» Data lines
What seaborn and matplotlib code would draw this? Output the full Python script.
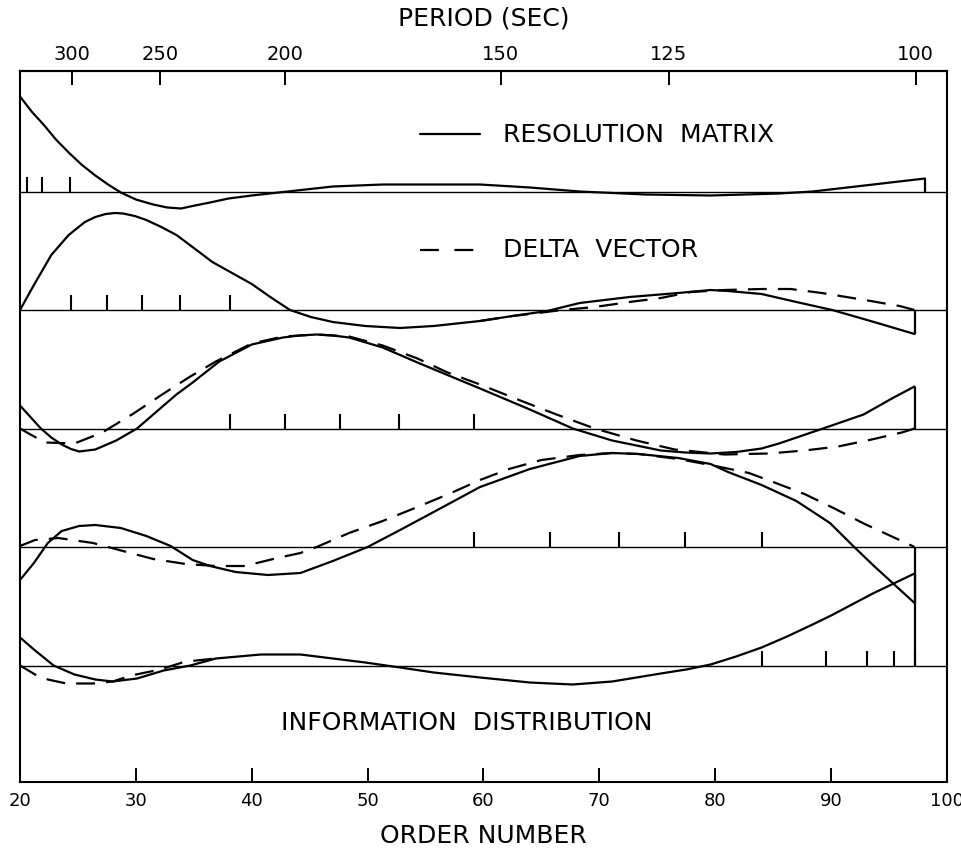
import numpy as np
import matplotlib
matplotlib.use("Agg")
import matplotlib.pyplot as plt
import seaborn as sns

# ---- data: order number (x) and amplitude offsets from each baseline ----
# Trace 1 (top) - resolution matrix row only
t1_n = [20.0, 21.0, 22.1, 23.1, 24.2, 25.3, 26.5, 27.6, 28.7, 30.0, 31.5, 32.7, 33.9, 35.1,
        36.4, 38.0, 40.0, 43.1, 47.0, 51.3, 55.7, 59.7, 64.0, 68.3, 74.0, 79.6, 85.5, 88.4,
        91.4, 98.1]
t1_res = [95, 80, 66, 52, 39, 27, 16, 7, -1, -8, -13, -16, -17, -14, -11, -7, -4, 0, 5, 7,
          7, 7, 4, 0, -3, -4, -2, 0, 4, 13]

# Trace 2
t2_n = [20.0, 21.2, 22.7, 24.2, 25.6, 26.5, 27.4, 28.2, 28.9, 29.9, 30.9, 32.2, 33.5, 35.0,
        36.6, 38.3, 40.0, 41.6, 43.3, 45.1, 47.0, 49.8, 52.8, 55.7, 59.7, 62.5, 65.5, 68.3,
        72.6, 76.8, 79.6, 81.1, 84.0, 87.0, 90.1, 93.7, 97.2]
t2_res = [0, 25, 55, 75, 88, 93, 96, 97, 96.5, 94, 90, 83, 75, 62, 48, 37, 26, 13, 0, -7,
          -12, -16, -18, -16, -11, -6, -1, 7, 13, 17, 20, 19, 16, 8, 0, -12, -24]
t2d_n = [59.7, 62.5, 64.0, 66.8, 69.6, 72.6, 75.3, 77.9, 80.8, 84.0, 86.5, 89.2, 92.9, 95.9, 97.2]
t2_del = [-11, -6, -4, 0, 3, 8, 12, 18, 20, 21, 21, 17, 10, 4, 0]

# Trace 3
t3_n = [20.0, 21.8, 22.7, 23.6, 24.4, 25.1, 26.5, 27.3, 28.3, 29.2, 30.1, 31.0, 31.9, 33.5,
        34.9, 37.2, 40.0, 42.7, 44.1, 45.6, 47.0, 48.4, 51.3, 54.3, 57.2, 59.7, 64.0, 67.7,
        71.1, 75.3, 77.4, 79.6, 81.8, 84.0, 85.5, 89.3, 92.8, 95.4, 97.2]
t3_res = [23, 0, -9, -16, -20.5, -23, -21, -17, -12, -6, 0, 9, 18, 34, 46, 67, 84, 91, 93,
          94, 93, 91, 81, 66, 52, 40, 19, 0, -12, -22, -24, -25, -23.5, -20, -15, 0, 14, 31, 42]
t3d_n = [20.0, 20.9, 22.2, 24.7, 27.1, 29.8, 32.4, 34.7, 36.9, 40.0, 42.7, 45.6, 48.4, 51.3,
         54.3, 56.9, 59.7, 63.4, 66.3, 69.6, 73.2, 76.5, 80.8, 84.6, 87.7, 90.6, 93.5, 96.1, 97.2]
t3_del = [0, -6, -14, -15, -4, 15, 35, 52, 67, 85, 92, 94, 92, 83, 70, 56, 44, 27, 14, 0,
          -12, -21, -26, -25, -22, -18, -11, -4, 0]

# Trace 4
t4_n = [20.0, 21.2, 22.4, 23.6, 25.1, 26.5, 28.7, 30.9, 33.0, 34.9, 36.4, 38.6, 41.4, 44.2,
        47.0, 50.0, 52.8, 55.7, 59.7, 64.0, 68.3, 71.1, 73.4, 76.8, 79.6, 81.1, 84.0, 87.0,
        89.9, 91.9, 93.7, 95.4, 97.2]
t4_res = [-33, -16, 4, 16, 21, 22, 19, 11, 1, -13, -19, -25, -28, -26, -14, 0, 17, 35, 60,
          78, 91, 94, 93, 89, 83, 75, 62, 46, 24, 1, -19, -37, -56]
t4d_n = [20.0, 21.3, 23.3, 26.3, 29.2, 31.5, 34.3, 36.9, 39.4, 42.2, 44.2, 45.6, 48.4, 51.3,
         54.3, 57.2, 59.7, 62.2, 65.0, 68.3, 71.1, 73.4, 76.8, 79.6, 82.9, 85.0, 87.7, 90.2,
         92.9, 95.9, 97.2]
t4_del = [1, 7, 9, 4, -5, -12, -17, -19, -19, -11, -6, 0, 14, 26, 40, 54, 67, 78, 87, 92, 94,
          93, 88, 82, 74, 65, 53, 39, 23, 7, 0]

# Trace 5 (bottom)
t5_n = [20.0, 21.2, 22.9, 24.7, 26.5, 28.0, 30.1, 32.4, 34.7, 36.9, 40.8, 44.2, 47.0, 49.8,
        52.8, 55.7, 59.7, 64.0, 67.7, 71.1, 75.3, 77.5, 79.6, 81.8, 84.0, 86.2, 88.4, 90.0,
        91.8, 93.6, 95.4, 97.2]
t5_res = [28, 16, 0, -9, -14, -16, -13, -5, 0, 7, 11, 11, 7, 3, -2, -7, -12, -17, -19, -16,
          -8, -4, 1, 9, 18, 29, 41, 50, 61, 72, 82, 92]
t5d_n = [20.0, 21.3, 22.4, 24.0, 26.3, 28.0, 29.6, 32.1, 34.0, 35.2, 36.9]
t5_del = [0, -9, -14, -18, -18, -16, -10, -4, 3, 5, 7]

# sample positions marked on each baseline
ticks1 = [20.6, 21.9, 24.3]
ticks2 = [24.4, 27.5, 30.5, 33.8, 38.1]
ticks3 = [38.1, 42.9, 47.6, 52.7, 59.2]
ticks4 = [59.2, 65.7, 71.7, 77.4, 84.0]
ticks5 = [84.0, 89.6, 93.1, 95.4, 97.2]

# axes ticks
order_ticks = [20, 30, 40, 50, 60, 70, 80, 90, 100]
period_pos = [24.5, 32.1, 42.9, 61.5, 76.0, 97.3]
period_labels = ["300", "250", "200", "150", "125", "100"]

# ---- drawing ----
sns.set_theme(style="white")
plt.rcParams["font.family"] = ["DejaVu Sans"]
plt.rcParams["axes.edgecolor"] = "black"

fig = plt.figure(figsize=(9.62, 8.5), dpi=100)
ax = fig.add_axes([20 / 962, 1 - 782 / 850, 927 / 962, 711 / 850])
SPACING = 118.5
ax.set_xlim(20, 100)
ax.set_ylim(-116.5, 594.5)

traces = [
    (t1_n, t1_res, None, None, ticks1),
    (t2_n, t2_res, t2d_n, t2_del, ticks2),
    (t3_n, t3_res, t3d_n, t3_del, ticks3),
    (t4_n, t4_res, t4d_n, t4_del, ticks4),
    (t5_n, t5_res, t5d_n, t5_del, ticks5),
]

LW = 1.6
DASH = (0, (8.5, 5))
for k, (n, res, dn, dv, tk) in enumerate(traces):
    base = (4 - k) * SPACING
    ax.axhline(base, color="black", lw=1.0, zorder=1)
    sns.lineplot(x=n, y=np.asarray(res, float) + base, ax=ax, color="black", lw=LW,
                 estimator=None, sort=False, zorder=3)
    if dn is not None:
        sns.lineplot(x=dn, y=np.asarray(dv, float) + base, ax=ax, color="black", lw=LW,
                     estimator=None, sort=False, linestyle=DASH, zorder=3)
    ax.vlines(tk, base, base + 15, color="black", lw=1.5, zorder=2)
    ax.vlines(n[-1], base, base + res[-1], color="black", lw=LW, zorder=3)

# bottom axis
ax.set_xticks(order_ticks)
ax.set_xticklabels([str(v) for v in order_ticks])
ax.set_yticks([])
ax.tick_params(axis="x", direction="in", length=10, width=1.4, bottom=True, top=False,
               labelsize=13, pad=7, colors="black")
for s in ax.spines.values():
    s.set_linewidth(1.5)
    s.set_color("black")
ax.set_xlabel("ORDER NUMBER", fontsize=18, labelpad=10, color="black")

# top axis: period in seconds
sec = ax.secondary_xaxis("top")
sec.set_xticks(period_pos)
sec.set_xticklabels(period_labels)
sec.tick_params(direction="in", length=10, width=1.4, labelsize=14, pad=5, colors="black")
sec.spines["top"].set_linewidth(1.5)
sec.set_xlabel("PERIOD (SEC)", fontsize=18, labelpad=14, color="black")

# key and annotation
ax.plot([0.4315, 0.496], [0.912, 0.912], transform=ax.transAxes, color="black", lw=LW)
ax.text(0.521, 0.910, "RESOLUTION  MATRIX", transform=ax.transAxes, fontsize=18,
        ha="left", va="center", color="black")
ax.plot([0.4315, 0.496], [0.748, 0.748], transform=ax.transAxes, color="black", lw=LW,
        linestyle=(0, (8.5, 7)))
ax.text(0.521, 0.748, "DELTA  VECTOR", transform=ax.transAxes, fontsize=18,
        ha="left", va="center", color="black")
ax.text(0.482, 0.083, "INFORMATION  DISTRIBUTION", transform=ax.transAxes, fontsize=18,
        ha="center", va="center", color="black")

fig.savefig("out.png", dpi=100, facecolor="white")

» What the task requires
Set the lines above down again, word for word, from the first through the one containing "-12, -21, -26, -25, -22, -18, -11, -4, 0]"; pictures excluded.

» Solution for this problem
What seaborn and matplotlib code would draw this? Output the full Python script.
import numpy as np
import matplotlib
matplotlib.use("Agg")
import matplotlib.pyplot as plt
import seaborn as sns

# ---- data: order number (x) and amplitude offsets from each baseline ----
# Trace 1 (top) - resolution matrix row only
t1_n = [20.0, 21.0, 22.1, 23.1, 24.2, 25.3, 26.5, 27.6, 28.7, 30.0, 31.5, 32.7, 33.9, 35.1,
        36.4, 38.0, 40.0, 43.1, 47.0, 51.3, 55.7, 59.7, 64.0, 68.3, 74.0, 79.6, 85.5, 88.4,
        91.4, 98.1]
t1_res = [95, 80, 66, 52, 39, 27, 16, 7, -1, -8, -13, -16, -17, -14, -11, -7, -4, 0, 5, 7,
          7, 7, 4, 0, -3, -4, -2, 0, 4, 13]

# Trace 2
t2_n = [20.0, 21.2, 22.7, 24.2, 25.6, 26.5, 27.4, 28.2, 28.9, 29.9, 30.9, 32.2, 33.5, 35.0,
        36.6, 38.3, 40.0, 41.6, 43.3, 45.1, 47.0, 49.8, 52.8, 55.7, 59.7, 62.5, 65.5, 68.3,
        72.6, 76.8, 79.6, 81.1, 84.0, 87.0, 90.1, 93.7, 97.2]
t2_res = [0, 25, 55, 75, 88, 93, 96, 97, 96.5, 94, 90, 83, 75, 62, 48, 37, 26, 13, 0, -7,
          -12, -16, -18, -16, -11, -6, -1, 7, 13, 17, 20, 19, 16, 8, 0, -12, -24]
t2d_n = [59.7, 62.5, 64.0, 66.8, 69.6, 72.6, 75.3, 77.9, 80.8, 84.0, 86.5, 89.2, 92.9, 95.9, 97.2]
t2_del = [-11, -6, -4, 0, 3, 8, 12, 18, 20, 21, 21, 17, 10, 4, 0]

# Trace 3
t3_n = [20.0, 21.8, 22.7, 23.6, 24.4, 25.1, 26.5, 27.3, 28.3, 29.2, 30.1, 31.0, 31.9, 33.5,
        34.9, 37.2, 40.0, 42.7, 44.1, 45.6, 47.0, 48.4, 51.3, 54.3, 57.2, 59.7, 64.0, 67.7,
        71.1, 75.3, 77.4, 79.6, 81.8, 84.0, 85.5, 89.3, 92.8, 95.4, 97.2]
t3_res = [23, 0, -9, -16, -20.5, -23, -21, -17, -12, -6, 0, 9, 18, 34, 46, 67, 84, 91, 93,
          94, 93, 91, 81, 66, 52, 40, 19, 0, -12, -22, -24, -25, -23.5, -20, -15, 0, 14, 31, 42]
t3d_n = [20.0, 20.9, 22.2, 24.7, 27.1, 29.8, 32.4, 34.7, 36.9, 40.0, 42.7, 45.6, 48.4, 51.3,
         54.3, 56.9, 59.7, 63.4, 66.3, 69.6, 73.2, 76.5, 80.8, 84.6, 87.7, 90.6, 93.5, 96.1, 97.2]
t3_del = [0, -6, -14, -15, -4, 15, 35, 52, 67, 85, 92, 94, 92, 83, 70, 56, 44, 27, 14, 0,
          -12, -21, -26, -25, -22, -18, -11, -4, 0]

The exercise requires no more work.